The strategy practitioner problem resulting from this state of play is twofold. First, for the last couple of decades, strategy students have been dominantly taught that RBV is right and TPS is wrong, a classically false either/or choice. Second, they have increasingly been taught a proliferation of analytical tools, rather than how to create strategy, regardless of whether that strategy might be based on TPS or RBV. These are two central reasons why strategy is becoming the lost art in the real world of business.
If you a student in a strategy course at a business school, don’t get on the RBV hype-train. Ask your professor how it is you would know in advance, not after the fact, that you are investing in a valuable resource? And how you would use RBV to upgrade from an unsuccessful strategy to a successful one? If your professor simply repeats the characteristics of a great RBV/VRIN strategy and reiterates that RBV is a great model, explain that your questions haven’t been addressed, and keep asking until you get a better answer. It will be good for both you and your professor.
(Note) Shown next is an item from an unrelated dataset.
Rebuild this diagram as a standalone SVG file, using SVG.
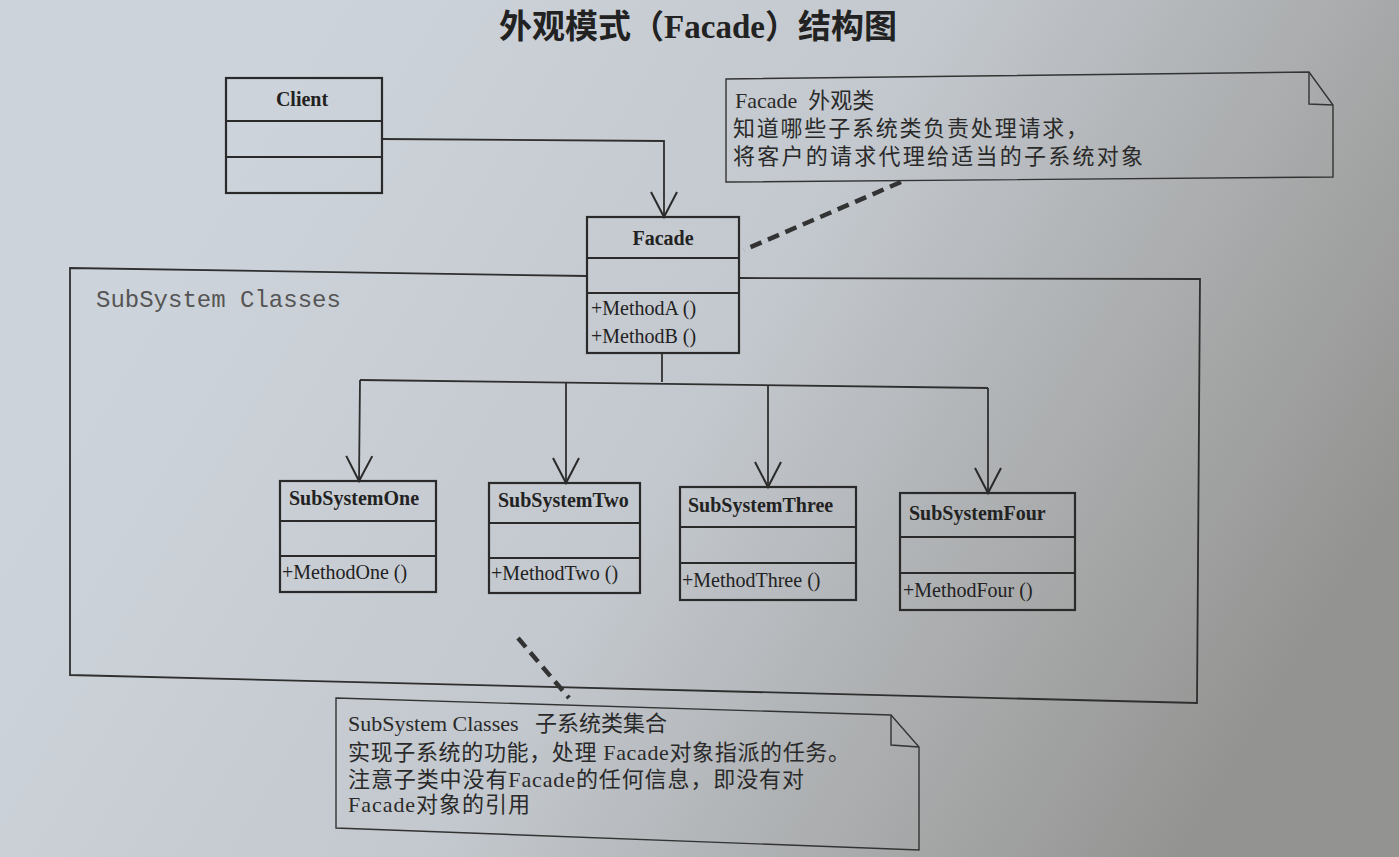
<svg xmlns="http://www.w3.org/2000/svg" width="1399" height="857" viewBox="0 0 1399 857">
<defs>
<linearGradient id="paper" gradientUnits="userSpaceOnUse" x1="250" y1="150" x2="1250" y2="750">
<stop offset="0" stop-color="#cdd3da"/>
<stop offset="0.45" stop-color="#c3c8ce"/>
<stop offset="0.75" stop-color="#a9abac"/>
<stop offset="1" stop-color="#939391"/>
</linearGradient>
<marker id="open" markerUnits="userSpaceOnUse" markerWidth="30" markerHeight="30" viewBox="-27 -15 30 30" refX="0" refY="0" orient="auto" overflow="visible">
<path d="M-25,-13 L0,0 L-25,13" fill="none" stroke="#2a2a2a" stroke-width="2"/>
</marker>
</defs>
<style>
.box{fill:none;stroke:#2a2a2a;stroke-width:2.2}
.div{stroke:#2a2a2a;stroke-width:2.2}
.line{fill:none;stroke:#2f2f2f;stroke-width:1.8}
.dash{fill:none;stroke:#333;stroke-width:4.5;stroke-dasharray:12 7}
.note{fill:none;stroke:#333;stroke-width:1.4}
.name{font-family:"Liberation Serif","Noto Sans CJK SC",serif;font-weight:bold;font-size:20px;fill:#222}
.meth{font-family:"Liberation Serif","Noto Sans CJK SC",serif;font-size:20px;fill:#222}
.ntxt{font-family:"Liberation Serif","Noto Sans CJK SC",serif;font-size:22px;fill:#2a2a2a;white-space:pre}
.title{font-family:"Liberation Serif","Noto Sans CJK SC",serif;font-weight:bold;font-size:33px;fill:#222}
</style>
<rect x="0" y="0" width="1399" height="857" fill="url(#paper)"/>

<text class="title" x="698" y="38" text-anchor="middle">外观模式（Facade）结构图</text>

<g id="subsystem-frame">
<path class="line" d="M587,276 L70,268 L70,675 L1197,703 L1200,279 L739,278"/>
<text x="96" y="307" font-family="Liberation Mono, monospace" font-size="24" fill="#555">SubSystem Classes</text>
</g>

<g id="connectors">
<path class="line" d="M382,139 L664,141 L664,217" marker-end="url(#open)"/>
<path class="line" d="M662,353 L662,382"/>
<path class="line" d="M360,380 L988,388"/>
<path class="line" d="M360,380 L359,481" marker-end="url(#open)"/>
<path class="line" d="M566,382 L566,483" marker-end="url(#open)"/>
<path class="line" d="M768,385 L768,487" marker-end="url(#open)"/>
<path class="line" d="M988,388 L988,493" marker-end="url(#open)"/>
<path class="dash" d="M901,182 L744,250"/>
<path class="dash" d="M518,638 L569,698"/>
</g>

<g id="client">
<rect class="box" x="226" y="78" width="156" height="115"/>
<line class="div" x1="226" y1="121" x2="382" y2="121"/>
<line class="div" x1="226" y1="157" x2="382" y2="157"/>
<text class="name" x="302" y="106" text-anchor="middle" font-size="22">Client</text>
</g>

<g id="facade">
<rect class="box" x="587" y="217" width="152" height="136"/>
<line class="div" x1="587" y1="258" x2="739" y2="258"/>
<line class="div" x1="587" y1="293" x2="739" y2="293"/>
<text class="name" x="663" y="245" text-anchor="middle">Facade</text>
<text class="meth" x="591" y="315">+MethodA ()</text>
<text class="meth" x="591" y="343">+MethodB ()</text>
</g>

<g id="subsystem-one">
<rect class="box" x="280" y="481" width="156" height="111"/>
<line class="div" x1="280" y1="521" x2="436" y2="521"/>
<line class="div" x1="280" y1="556" x2="436" y2="556"/>
<text class="name" x="289" y="505">SubSystemOne</text>
<text class="meth" x="282" y="579">+MethodOne ()</text>
</g>

<g id="subsystem-two">
<rect class="box" x="489" y="483" width="151" height="110"/>
<line class="div" x1="489" y1="523" x2="640" y2="523"/>
<line class="div" x1="489" y1="558" x2="640" y2="558"/>
<text class="name" x="498" y="507">SubSystemTwo</text>
<text class="meth" x="491" y="580">+MethodTwo ()</text>
</g>

<g id="subsystem-three">
<rect class="box" x="680" y="487" width="176" height="113"/>
<line class="div" x1="680" y1="527" x2="856" y2="527"/>
<line class="div" x1="680" y1="563" x2="856" y2="563"/>
<text class="name" x="688" y="512">SubSystemThree</text>
<text class="meth" x="682" y="587">+MethodThree ()</text>
</g>

<g id="subsystem-four">
<rect class="box" x="900" y="493" width="175" height="117"/>
<line class="div" x1="900" y1="537" x2="1075" y2="537"/>
<line class="div" x1="900" y1="573" x2="1075" y2="573"/>
<text class="name" x="909" y="520">SubSystemFour</text>
<text class="meth" x="903" y="597">+MethodFour ()</text>
</g>

<g id="note-facade">
<path class="note" d="M726,79 L1309,72 L1333,105 L1333,177 L726,182 Z"/>
<path class="note" d="M1309,72 L1309,104 L1333,105"/>
<text class="ntxt" x="735" y="108">Facade  外观类</text>
<text class="ntxt" x="733" y="136" textLength="355" lengthAdjust="spacing">知道哪些子系统类负责处理请求，</text>
<text class="ntxt" x="733" y="164" textLength="410" lengthAdjust="spacing">将客户的请求代理给适当的子系统对象</text>
</g>

<g id="note-subsystem">
<path class="note" d="M336,698 L891,715 L919,747 L919,850 L336,828 Z"/>
<path class="note" d="M891,715 L891,745 L919,747"/>
<text class="ntxt" x="348" y="731">SubSystem Classes   子系统类集合</text>
<text class="ntxt" x="348" y="760" textLength="502" lengthAdjust="spacing">实现子系统的功能，处理 Facade对象指派的任务。</text>
<text class="ntxt" x="348" y="787" textLength="456" lengthAdjust="spacing">注意子类中没有Facade的任何信息，即没有对</text>
<text class="ntxt" x="348" y="812" textLength="182" lengthAdjust="spacing">Facade对象的引用</text>
</g>
</svg>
If you have graduated from business school into the business world and you present your boss with a VRIN analysis, don’t expect it to be greeted with excitement and enthusiasm. The business world isn’t particularly interested in tautological models that don’t help decisions get made because the business world cares more about effectiveness than what tenure stream strategy professors think. Get beyond the silly either/or academic battle and work on learning how to practice strategy in a way that helps you make real choices — which is, as I hope is obvious, the aim of this PTW/PI series.
If as a manager, you receive a VRIN analyses of dubious utility from a subordinate, recognize that it is not your subordinate’s fault. It is just what your subordinate was taught as strategy gospel. Recognize that in the modern business world, most managers will have to learn strategy somewhere other than at business school and you will need to support your subordinates on that learning journey.
I really wish that none of the above was the case. But I am afraid that, in the main, it is. While I can name exceptional strategy professors who teach exceptional strategy courses, they are the proverbial exception, not the rule. So as always, I believe that forewarned is forearmed.